▶ _STATED GOAL_:
Which lines fall between the line holding "Give me the Plotly source for this chart." and the line holding "fig = go.Figure()", inclusive? Retype them exactly, without the pictures, and add nothing else.

··· PROVIDED DATA ···

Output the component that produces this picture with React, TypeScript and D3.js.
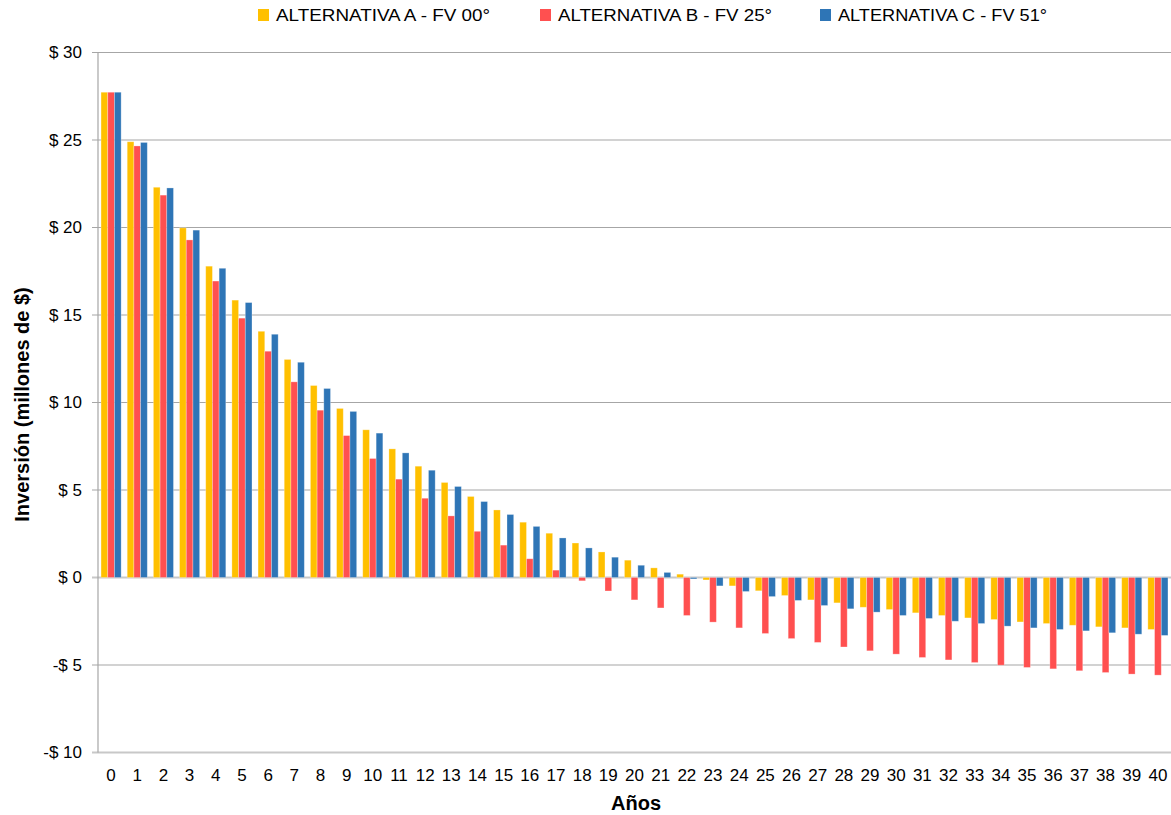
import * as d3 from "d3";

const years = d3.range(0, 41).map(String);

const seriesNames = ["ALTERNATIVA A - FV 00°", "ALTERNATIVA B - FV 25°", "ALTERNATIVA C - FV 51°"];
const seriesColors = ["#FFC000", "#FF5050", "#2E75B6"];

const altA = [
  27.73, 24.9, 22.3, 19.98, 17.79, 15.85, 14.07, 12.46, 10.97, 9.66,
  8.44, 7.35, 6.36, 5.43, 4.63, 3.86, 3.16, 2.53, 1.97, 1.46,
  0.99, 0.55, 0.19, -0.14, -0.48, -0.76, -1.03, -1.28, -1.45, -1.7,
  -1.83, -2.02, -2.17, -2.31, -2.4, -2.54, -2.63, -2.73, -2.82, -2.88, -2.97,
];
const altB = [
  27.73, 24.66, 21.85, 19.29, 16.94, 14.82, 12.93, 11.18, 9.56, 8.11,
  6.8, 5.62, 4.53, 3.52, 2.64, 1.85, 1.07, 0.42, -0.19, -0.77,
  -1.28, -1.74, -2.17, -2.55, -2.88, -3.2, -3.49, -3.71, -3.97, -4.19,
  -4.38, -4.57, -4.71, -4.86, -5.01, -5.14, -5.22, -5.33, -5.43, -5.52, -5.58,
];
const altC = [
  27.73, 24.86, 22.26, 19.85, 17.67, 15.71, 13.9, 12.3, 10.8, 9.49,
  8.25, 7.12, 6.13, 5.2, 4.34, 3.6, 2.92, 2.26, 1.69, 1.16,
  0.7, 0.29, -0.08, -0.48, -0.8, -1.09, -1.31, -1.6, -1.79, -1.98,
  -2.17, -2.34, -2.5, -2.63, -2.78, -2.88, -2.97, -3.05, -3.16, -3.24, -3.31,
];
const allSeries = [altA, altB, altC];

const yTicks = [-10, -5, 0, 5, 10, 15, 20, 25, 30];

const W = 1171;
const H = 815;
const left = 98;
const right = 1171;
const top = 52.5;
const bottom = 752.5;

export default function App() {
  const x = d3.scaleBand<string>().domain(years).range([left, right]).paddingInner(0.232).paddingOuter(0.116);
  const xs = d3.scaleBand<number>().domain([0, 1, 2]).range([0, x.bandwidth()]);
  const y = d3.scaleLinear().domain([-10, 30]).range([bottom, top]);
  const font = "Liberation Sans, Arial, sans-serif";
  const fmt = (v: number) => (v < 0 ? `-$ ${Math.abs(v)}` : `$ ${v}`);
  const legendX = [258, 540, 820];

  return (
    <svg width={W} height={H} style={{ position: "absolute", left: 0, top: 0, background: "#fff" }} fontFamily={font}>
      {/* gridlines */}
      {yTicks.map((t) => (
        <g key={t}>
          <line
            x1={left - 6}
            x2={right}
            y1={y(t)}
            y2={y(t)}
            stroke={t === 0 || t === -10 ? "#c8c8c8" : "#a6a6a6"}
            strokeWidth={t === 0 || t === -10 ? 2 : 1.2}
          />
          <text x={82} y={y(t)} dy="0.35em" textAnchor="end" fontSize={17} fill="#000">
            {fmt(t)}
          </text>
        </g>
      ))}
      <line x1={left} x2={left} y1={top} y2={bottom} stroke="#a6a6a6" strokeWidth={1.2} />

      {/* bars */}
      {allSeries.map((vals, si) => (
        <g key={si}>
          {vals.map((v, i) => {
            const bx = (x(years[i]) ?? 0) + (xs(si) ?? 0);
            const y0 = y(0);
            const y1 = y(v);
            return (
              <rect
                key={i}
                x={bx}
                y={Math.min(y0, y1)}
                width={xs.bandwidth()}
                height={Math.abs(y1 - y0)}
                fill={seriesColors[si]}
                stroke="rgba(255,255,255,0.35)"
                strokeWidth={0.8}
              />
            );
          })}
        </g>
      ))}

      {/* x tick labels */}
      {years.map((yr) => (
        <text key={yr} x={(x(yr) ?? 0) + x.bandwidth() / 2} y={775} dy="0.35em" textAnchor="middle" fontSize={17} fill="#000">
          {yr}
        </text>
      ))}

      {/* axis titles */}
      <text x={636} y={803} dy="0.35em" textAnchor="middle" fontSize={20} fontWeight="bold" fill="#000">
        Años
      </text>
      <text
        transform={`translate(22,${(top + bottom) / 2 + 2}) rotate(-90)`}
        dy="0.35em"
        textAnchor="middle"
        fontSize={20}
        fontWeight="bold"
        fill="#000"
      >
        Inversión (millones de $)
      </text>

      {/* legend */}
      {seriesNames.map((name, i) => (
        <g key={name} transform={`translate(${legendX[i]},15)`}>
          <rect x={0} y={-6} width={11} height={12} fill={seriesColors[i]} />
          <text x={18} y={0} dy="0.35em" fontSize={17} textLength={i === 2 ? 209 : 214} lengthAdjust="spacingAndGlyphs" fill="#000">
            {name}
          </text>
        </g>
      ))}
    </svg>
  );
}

···
··· PROVIDED DATA ···

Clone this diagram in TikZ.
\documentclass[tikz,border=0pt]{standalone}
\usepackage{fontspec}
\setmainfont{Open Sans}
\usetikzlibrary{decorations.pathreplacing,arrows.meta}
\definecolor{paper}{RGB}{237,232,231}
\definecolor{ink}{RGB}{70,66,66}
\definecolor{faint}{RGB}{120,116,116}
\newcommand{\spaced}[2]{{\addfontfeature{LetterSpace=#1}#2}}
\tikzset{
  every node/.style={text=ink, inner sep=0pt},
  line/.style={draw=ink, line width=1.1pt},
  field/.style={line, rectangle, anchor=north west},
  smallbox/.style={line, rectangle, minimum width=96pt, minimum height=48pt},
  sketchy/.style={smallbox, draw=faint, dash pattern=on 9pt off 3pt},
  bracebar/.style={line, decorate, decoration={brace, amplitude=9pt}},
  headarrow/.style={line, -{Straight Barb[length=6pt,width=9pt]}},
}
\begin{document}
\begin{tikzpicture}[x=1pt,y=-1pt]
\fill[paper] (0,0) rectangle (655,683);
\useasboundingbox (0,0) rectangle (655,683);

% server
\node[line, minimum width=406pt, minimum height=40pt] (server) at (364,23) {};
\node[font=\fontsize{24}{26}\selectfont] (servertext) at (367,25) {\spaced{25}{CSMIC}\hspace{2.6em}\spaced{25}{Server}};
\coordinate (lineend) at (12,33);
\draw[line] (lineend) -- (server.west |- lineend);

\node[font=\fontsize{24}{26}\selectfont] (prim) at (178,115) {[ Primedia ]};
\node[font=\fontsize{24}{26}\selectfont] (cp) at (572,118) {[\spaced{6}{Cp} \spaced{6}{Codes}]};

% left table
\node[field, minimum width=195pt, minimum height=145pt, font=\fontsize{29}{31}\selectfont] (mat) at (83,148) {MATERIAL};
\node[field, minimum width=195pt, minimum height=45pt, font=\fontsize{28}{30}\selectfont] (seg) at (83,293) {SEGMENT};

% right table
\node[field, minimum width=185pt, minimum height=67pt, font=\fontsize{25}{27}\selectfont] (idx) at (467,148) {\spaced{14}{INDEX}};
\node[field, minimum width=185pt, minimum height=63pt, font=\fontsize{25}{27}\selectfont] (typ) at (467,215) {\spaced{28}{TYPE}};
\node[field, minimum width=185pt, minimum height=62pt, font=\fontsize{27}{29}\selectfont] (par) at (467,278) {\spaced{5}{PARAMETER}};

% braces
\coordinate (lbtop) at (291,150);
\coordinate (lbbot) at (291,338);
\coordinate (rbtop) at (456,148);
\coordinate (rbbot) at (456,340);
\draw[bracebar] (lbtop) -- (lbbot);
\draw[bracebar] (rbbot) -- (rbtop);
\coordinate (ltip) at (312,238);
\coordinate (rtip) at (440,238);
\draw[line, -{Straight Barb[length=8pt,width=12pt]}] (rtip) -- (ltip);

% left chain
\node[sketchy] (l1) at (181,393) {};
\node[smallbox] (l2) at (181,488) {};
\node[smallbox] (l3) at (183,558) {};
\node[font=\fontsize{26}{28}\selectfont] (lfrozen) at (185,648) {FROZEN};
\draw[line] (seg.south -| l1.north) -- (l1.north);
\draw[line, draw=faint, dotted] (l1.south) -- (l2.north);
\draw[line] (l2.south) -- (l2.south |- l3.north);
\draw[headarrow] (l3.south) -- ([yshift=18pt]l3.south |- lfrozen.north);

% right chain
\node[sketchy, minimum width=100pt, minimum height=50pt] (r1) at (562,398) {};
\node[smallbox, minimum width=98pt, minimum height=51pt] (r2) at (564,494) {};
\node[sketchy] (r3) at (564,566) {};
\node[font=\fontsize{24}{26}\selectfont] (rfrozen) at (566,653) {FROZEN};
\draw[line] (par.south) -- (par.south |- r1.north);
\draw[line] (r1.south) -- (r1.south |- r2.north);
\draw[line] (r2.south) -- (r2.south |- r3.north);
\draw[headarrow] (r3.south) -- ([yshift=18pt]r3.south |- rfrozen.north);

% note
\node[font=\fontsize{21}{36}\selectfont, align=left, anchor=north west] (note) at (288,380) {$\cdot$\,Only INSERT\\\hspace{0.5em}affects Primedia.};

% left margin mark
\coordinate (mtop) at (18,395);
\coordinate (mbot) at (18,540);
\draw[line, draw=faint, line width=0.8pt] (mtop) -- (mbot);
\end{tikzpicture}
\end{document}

···
··· PROVIDED DATA ···

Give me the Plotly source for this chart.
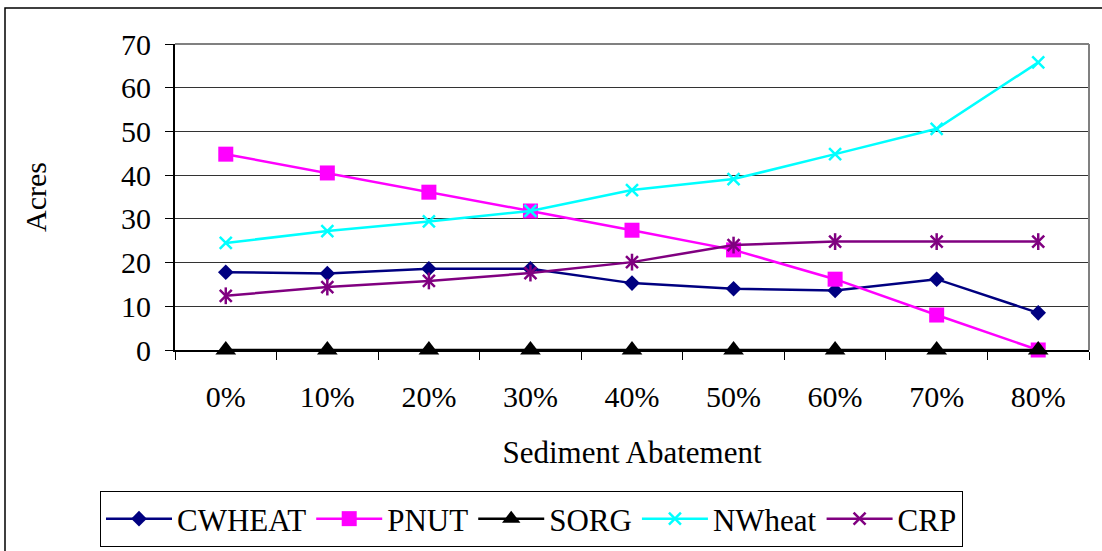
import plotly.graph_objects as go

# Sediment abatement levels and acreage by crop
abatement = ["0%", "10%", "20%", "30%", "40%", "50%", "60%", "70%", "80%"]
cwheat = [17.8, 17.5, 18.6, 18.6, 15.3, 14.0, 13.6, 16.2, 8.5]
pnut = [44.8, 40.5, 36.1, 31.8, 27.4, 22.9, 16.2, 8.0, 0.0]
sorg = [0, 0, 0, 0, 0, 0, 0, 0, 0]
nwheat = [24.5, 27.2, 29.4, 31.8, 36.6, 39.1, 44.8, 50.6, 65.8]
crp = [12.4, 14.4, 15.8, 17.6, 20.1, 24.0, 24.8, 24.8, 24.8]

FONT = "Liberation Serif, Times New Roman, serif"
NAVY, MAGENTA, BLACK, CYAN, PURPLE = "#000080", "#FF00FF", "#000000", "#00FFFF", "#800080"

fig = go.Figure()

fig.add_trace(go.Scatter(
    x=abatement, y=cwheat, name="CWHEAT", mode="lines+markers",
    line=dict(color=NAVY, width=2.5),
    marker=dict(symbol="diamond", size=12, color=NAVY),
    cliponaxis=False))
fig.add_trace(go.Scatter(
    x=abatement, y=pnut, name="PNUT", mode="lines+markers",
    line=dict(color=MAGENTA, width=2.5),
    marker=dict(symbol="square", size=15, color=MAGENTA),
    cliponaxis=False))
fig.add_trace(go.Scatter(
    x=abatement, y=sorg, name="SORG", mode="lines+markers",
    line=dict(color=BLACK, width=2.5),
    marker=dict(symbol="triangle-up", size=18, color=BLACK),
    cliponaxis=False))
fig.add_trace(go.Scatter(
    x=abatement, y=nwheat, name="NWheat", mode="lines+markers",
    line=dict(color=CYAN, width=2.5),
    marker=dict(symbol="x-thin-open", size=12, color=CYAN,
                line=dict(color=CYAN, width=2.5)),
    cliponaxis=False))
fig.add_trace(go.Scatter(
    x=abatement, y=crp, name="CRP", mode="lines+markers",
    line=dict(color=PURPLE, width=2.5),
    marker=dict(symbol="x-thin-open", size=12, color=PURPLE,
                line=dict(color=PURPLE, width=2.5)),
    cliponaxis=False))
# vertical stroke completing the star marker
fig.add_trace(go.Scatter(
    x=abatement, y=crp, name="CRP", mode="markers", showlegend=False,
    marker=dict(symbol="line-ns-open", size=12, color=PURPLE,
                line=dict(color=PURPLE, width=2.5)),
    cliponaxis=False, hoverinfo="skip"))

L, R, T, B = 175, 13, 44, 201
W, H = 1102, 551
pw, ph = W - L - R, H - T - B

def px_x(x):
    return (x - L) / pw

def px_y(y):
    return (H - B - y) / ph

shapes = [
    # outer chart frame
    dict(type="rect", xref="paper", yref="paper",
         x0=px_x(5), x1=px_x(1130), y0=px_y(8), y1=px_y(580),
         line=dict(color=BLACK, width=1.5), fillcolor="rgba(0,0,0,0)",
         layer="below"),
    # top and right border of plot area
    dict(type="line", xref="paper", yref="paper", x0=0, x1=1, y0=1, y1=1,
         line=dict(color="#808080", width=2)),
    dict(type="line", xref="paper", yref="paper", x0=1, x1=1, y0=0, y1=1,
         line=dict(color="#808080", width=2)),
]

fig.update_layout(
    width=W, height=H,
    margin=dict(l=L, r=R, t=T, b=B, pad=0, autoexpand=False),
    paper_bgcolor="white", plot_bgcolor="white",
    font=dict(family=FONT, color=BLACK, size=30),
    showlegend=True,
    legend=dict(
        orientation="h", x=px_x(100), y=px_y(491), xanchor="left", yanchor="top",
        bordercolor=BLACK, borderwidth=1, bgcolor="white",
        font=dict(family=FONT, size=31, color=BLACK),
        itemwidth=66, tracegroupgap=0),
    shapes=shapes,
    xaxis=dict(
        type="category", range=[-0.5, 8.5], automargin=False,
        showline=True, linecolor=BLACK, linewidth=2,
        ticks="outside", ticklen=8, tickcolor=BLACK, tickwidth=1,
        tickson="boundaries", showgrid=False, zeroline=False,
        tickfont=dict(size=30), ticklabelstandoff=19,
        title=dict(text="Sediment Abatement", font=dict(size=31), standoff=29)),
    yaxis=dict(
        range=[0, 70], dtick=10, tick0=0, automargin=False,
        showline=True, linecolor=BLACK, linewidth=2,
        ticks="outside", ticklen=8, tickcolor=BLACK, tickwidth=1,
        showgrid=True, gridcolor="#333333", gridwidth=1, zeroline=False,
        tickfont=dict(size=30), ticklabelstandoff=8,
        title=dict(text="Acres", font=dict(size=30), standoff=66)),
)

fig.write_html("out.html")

···

▶ _SOLUTION_:
Give me the Plotly source for this chart.
import plotly.graph_objects as go

# Sediment abatement levels and acreage by crop
abatement = ["0%", "10%", "20%", "30%", "40%", "50%", "60%", "70%", "80%"]
cwheat = [17.8, 17.5, 18.6, 18.6, 15.3, 14.0, 13.6, 16.2, 8.5]
pnut = [44.8, 40.5, 36.1, 31.8, 27.4, 22.9, 16.2, 8.0, 0.0]
sorg = [0, 0, 0, 0, 0, 0, 0, 0, 0]
nwheat = [24.5, 27.2, 29.4, 31.8, 36.6, 39.1, 44.8, 50.6, 65.8]
crp = [12.4, 14.4, 15.8, 17.6, 20.1, 24.0, 24.8, 24.8, 24.8]

FONT = "Liberation Serif, Times New Roman, serif"
NAVY, MAGENTA, BLACK, CYAN, PURPLE = "#000080", "#FF00FF", "#000000", "#00FFFF", "#800080"

fig = go.Figure()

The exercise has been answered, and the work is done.